Both old earth and young earth creationists aim to reconcile faith and science, but they do so in different ways. Ham, Collins, Richards, and Meyer all agreed that modern science developed from a Christian worldview and works best when scientists assume that the same God created human reason and an ordered natural universe. They disagreed, however, when applying scientific evidence to an understanding of Earth's past.
While Ham argued that the best evidence favors a young earth, he also claimed that a belief about things in the past requires faith – no matter which scientific theory you accept. "We observe things in the present, and we're assuming that has always happened in the past," Ham explained. When it comes to explaining the past, however, "you've got a problem, because you weren't there." In order to be sure, he argued, you need a witness – Scripture.
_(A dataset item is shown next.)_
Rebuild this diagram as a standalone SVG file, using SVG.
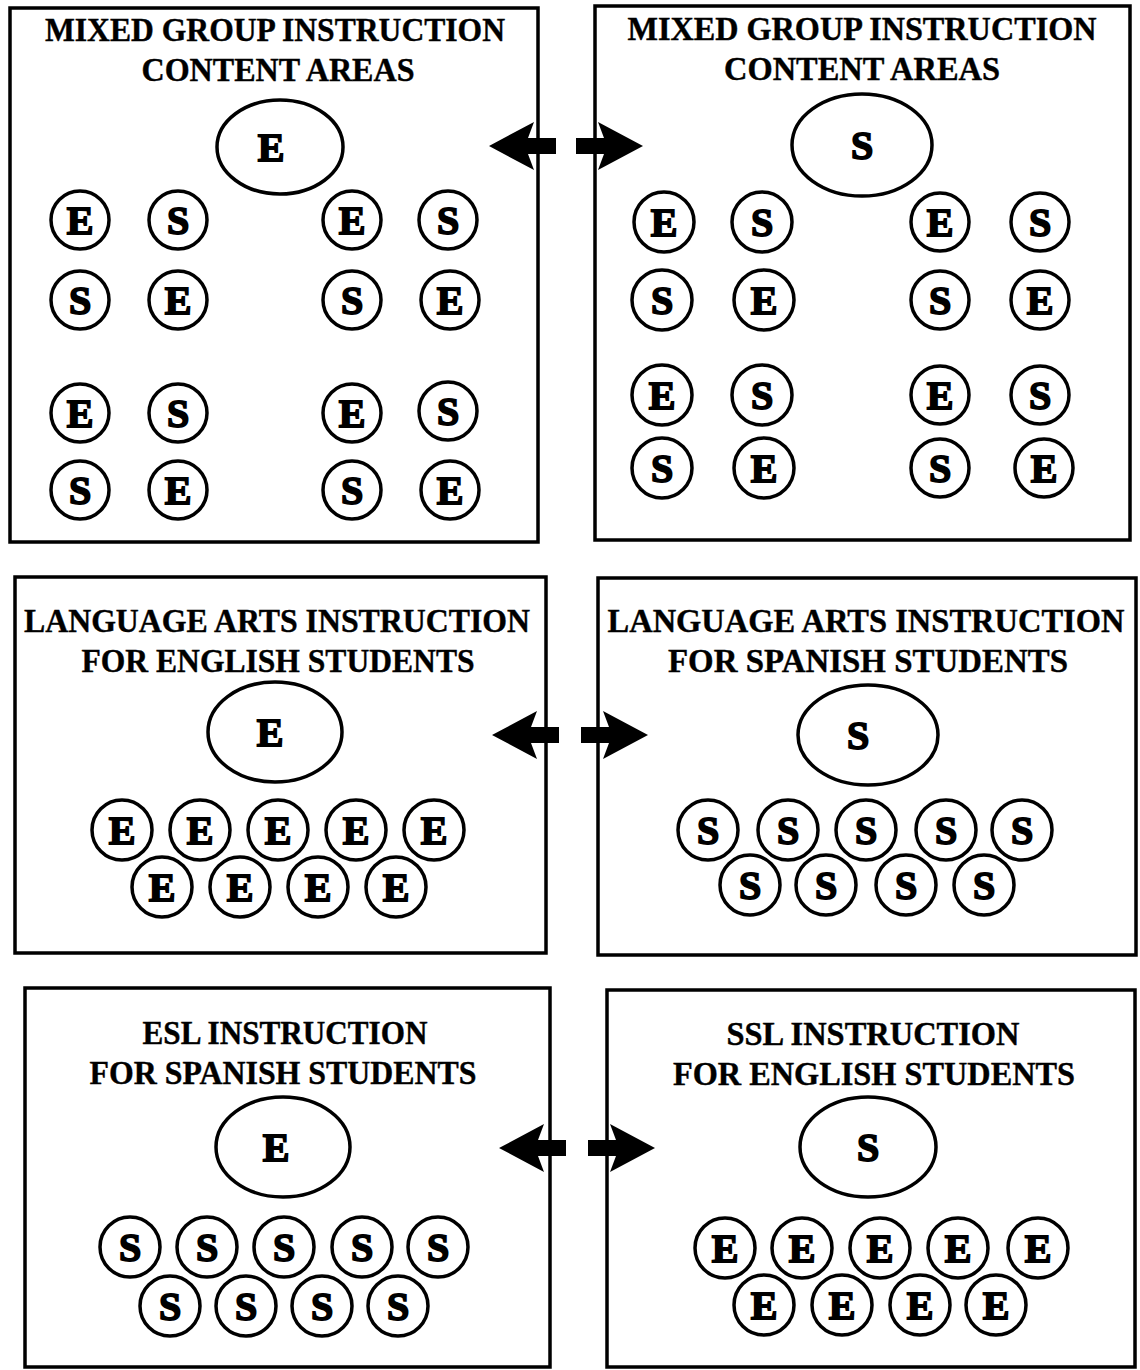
<svg xmlns="http://www.w3.org/2000/svg" xmlns:xlink="http://www.w3.org/1999/xlink" width="1140" height="1370" viewBox="0 0 1140 1370">
<style>
.bg{fill:#fff}
.box{fill:#fff;stroke:#000;stroke-width:3.5}
.t{font-family:"Liberation Serif","DejaVu Serif",serif;font-weight:bold;font-size:33px;text-anchor:middle;fill:#000;stroke:#000;stroke-width:0.4}
.seat circle{fill:#fff;stroke:#000;stroke-width:3.5}
.seat text,.lead text{font-family:"Liberation Serif","DejaVu Serif",serif;font-weight:bold;font-size:40px;text-anchor:middle;fill:#000;stroke:#000;stroke-width:1.8}
.lead ellipse{fill:#fff;stroke:#000;stroke-width:3.5}
.arrow{fill:#000}
</style>
<defs>
<path id="arrL" d="M0,0 L45,-24 L39,-8 L67,-8 L67,8 L39,8 L45,24 Z"/>
</defs>
<rect class="bg" width="1140" height="1370"/>

<g id="box-mixed-english">
<rect class="box" x="10" y="8" width="528" height="534"/>
<text class="t" x="275" y="41" textLength="460" lengthAdjust="spacingAndGlyphs">MIXED GROUP INSTRUCTION</text>
<text class="t" x="278" y="81" textLength="273" lengthAdjust="spacingAndGlyphs">CONTENT AREAS</text>
<g class="lead"><ellipse cx="280" cy="147" rx="63" ry="47"/><text x="271" y="161">E</text></g>
<g class="seat"><circle cx="80" cy="220" r="29"/><text x="80" y="234">E</text></g>
<g class="seat"><circle cx="178" cy="220" r="29"/><text x="178" y="234">S</text></g>
<g class="seat"><circle cx="352" cy="220" r="29"/><text x="352" y="234">E</text></g>
<g class="seat"><circle cx="448" cy="220" r="29"/><text x="448" y="234">S</text></g>
<g class="seat"><circle cx="80" cy="300" r="29"/><text x="80" y="314">S</text></g>
<g class="seat"><circle cx="178" cy="300" r="29"/><text x="178" y="314">E</text></g>
<g class="seat"><circle cx="352" cy="300" r="29"/><text x="352" y="314">S</text></g>
<g class="seat"><circle cx="450" cy="300" r="29"/><text x="450" y="314">E</text></g>
<g class="seat"><circle cx="80" cy="413" r="29"/><text x="80" y="427">E</text></g>
<g class="seat"><circle cx="178" cy="413" r="29"/><text x="178" y="427">S</text></g>
<g class="seat"><circle cx="352" cy="413" r="29"/><text x="352" y="427">E</text></g>
<g class="seat"><circle cx="448" cy="411" r="29"/><text x="448" y="425">S</text></g>
<g class="seat"><circle cx="80" cy="490" r="29"/><text x="80" y="504">S</text></g>
<g class="seat"><circle cx="178" cy="490" r="29"/><text x="178" y="504">E</text></g>
<g class="seat"><circle cx="352" cy="490" r="29"/><text x="352" y="504">S</text></g>
<g class="seat"><circle cx="450" cy="490" r="29"/><text x="450" y="504">E</text></g>
</g>

<g id="box-mixed-spanish">
<rect class="box" x="595" y="6" width="535" height="534"/>
<text class="t" x="862" y="40" textLength="469" lengthAdjust="spacingAndGlyphs">MIXED GROUP INSTRUCTION</text>
<text class="t" x="862" y="80" textLength="276" lengthAdjust="spacingAndGlyphs">CONTENT AREAS</text>
<g class="lead"><ellipse cx="862" cy="145" rx="70" ry="51"/><text x="862" y="159">S</text></g>
<g class="seat"><circle cx="664" cy="222" r="30"/><text x="664" y="236">E</text></g>
<g class="seat"><circle cx="762" cy="222" r="30"/><text x="762" y="236">S</text></g>
<g class="seat"><circle cx="940" cy="222" r="29"/><text x="940" y="236">E</text></g>
<g class="seat"><circle cx="1040" cy="222" r="29"/><text x="1040" y="236">S</text></g>
<g class="seat"><circle cx="662" cy="300" r="30"/><text x="662" y="314">S</text></g>
<g class="seat"><circle cx="764" cy="300" r="30"/><text x="764" y="314">E</text></g>
<g class="seat"><circle cx="940" cy="300" r="29"/><text x="940" y="314">S</text></g>
<g class="seat"><circle cx="1040" cy="300" r="29"/><text x="1040" y="314">E</text></g>
<g class="seat"><circle cx="662" cy="395" r="30"/><text x="662" y="409">E</text></g>
<g class="seat"><circle cx="762" cy="395" r="30"/><text x="762" y="409">S</text></g>
<g class="seat"><circle cx="940" cy="395" r="29"/><text x="940" y="409">E</text></g>
<g class="seat"><circle cx="1040" cy="395" r="29"/><text x="1040" y="409">S</text></g>
<g class="seat"><circle cx="662" cy="468" r="30"/><text x="662" y="482">S</text></g>
<g class="seat"><circle cx="764" cy="468" r="30"/><text x="764" y="482">E</text></g>
<g class="seat"><circle cx="940" cy="468" r="29"/><text x="940" y="482">S</text></g>
<g class="seat"><circle cx="1044" cy="468" r="29"/><text x="1044" y="482">E</text></g>
</g>

<g id="box-la-english">
<rect class="box" x="15" y="577" width="531" height="376"/>
<text class="t" x="277" y="632" textLength="506" lengthAdjust="spacingAndGlyphs">LANGUAGE ARTS INSTRUCTION</text>
<text class="t" x="278" y="672" textLength="393" lengthAdjust="spacingAndGlyphs">FOR ENGLISH STUDENTS</text>
<g class="lead"><ellipse cx="275" cy="732" rx="67" ry="50"/><text x="270" y="746">E</text></g>
<g class="seat"><circle cx="122" cy="830" r="30"/><text x="122" y="844">E</text></g>
<g class="seat"><circle cx="200" cy="830" r="30"/><text x="200" y="844">E</text></g>
<g class="seat"><circle cx="278" cy="830" r="30"/><text x="278" y="844">E</text></g>
<g class="seat"><circle cx="356" cy="830" r="30"/><text x="356" y="844">E</text></g>
<g class="seat"><circle cx="434" cy="830" r="30"/><text x="434" y="844">E</text></g>
<g class="seat"><circle cx="162" cy="887" r="30"/><text x="162" y="901">E</text></g>
<g class="seat"><circle cx="240" cy="887" r="30"/><text x="240" y="901">E</text></g>
<g class="seat"><circle cx="318" cy="887" r="30"/><text x="318" y="901">E</text></g>
<g class="seat"><circle cx="396" cy="887" r="30"/><text x="396" y="901">E</text></g>
</g>

<g id="box-la-spanish">
<rect class="box" x="598" y="578" width="538" height="377"/>
<text class="t" x="866" y="632" textLength="517" lengthAdjust="spacingAndGlyphs">LANGUAGE ARTS INSTRUCTION</text>
<text class="t" x="868" y="672" textLength="400" lengthAdjust="spacingAndGlyphs">FOR SPANISH STUDENTS</text>
<g class="lead"><ellipse cx="868" cy="735" rx="70" ry="50"/><text x="858" y="749">S</text></g>
<g class="seat"><circle cx="708" cy="830" r="30"/><text x="708" y="844">S</text></g>
<g class="seat"><circle cx="788" cy="830" r="30"/><text x="788" y="844">S</text></g>
<g class="seat"><circle cx="866" cy="830" r="30"/><text x="866" y="844">S</text></g>
<g class="seat"><circle cx="946" cy="830" r="30"/><text x="946" y="844">S</text></g>
<g class="seat"><circle cx="1022" cy="830" r="30"/><text x="1022" y="844">S</text></g>
<g class="seat"><circle cx="750" cy="885" r="30"/><text x="750" y="899">S</text></g>
<g class="seat"><circle cx="826" cy="885" r="30"/><text x="826" y="899">S</text></g>
<g class="seat"><circle cx="906" cy="885" r="30"/><text x="906" y="899">S</text></g>
<g class="seat"><circle cx="984" cy="885" r="30"/><text x="984" y="899">S</text></g>
</g>

<g id="box-esl">
<rect class="box" x="25" y="988" width="525" height="379"/>
<text class="t" x="285" y="1044" textLength="285" lengthAdjust="spacingAndGlyphs">ESL INSTRUCTION</text>
<text class="t" x="283" y="1084" textLength="387" lengthAdjust="spacingAndGlyphs">FOR SPANISH STUDENTS</text>
<g class="lead"><ellipse cx="283" cy="1147" rx="67" ry="50"/><text x="276" y="1161">E</text></g>
<g class="seat"><circle cx="130" cy="1247" r="30"/><text x="130" y="1261">S</text></g>
<g class="seat"><circle cx="207" cy="1247" r="30"/><text x="207" y="1261">S</text></g>
<g class="seat"><circle cx="284" cy="1247" r="30"/><text x="284" y="1261">S</text></g>
<g class="seat"><circle cx="362" cy="1247" r="30"/><text x="362" y="1261">S</text></g>
<g class="seat"><circle cx="438" cy="1247" r="30"/><text x="438" y="1261">S</text></g>
<g class="seat"><circle cx="170" cy="1306" r="30"/><text x="170" y="1320">S</text></g>
<g class="seat"><circle cx="246" cy="1306" r="30"/><text x="246" y="1320">S</text></g>
<g class="seat"><circle cx="322" cy="1306" r="30"/><text x="322" y="1320">S</text></g>
<g class="seat"><circle cx="398" cy="1306" r="30"/><text x="398" y="1320">S</text></g>
</g>

<g id="box-ssl">
<rect class="box" x="607" y="990" width="528" height="377"/>
<text class="t" x="873" y="1045" textLength="293" lengthAdjust="spacingAndGlyphs">SSL INSTRUCTION</text>
<text class="t" x="874" y="1085" textLength="402" lengthAdjust="spacingAndGlyphs">FOR ENGLISH STUDENTS</text>
<g class="lead"><ellipse cx="868" cy="1147" rx="68" ry="50"/><text x="868" y="1161">S</text></g>
<g class="seat"><circle cx="725" cy="1248" r="30"/><text x="725" y="1262">E</text></g>
<g class="seat"><circle cx="802" cy="1248" r="30"/><text x="802" y="1262">E</text></g>
<g class="seat"><circle cx="880" cy="1248" r="30"/><text x="880" y="1262">E</text></g>
<g class="seat"><circle cx="958" cy="1248" r="30"/><text x="958" y="1262">E</text></g>
<g class="seat"><circle cx="1038" cy="1248" r="30"/><text x="1038" y="1262">E</text></g>
<g class="seat"><circle cx="764" cy="1305" r="30"/><text x="764" y="1319">E</text></g>
<g class="seat"><circle cx="842" cy="1305" r="30"/><text x="842" y="1319">E</text></g>
<g class="seat"><circle cx="920" cy="1305" r="30"/><text x="920" y="1319">E</text></g>
<g class="seat"><circle cx="996" cy="1305" r="30"/><text x="996" y="1319">E</text></g>
</g>

<g id="connectors" class="arrow">
<use xlink:href="#arrL" transform="translate(489,146)"/>
<use xlink:href="#arrL" transform="translate(643,146) scale(-1,1)"/>
<use xlink:href="#arrL" transform="translate(492,735)"/>
<use xlink:href="#arrL" transform="translate(648,735) scale(-1,1)"/>
<use xlink:href="#arrL" transform="translate(499,1148)"/>
<use xlink:href="#arrL" transform="translate(655,1148) scale(-1,1)"/>
</g>
</svg>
Collins warned against taking a too rigid view of Scripture's authority in scientific matters. "Very distinguished fathers in the church such as Augustine have cautioned believers against speaking ignorantly with regards to science because that brings the faith into disrepute."
Richards agreed, arguing that "it's not like everything we need to learn about astronomy or chemistry can be learned from the biblical text." He explained that "Christians believe God has two books through which He reveals himself," generally to everyone in the book of nature, and specifically to Christians in the book of Scripture. Both are God's word, and both proclaim the same truth, so reconciling them should not be a problem, Richards claimed.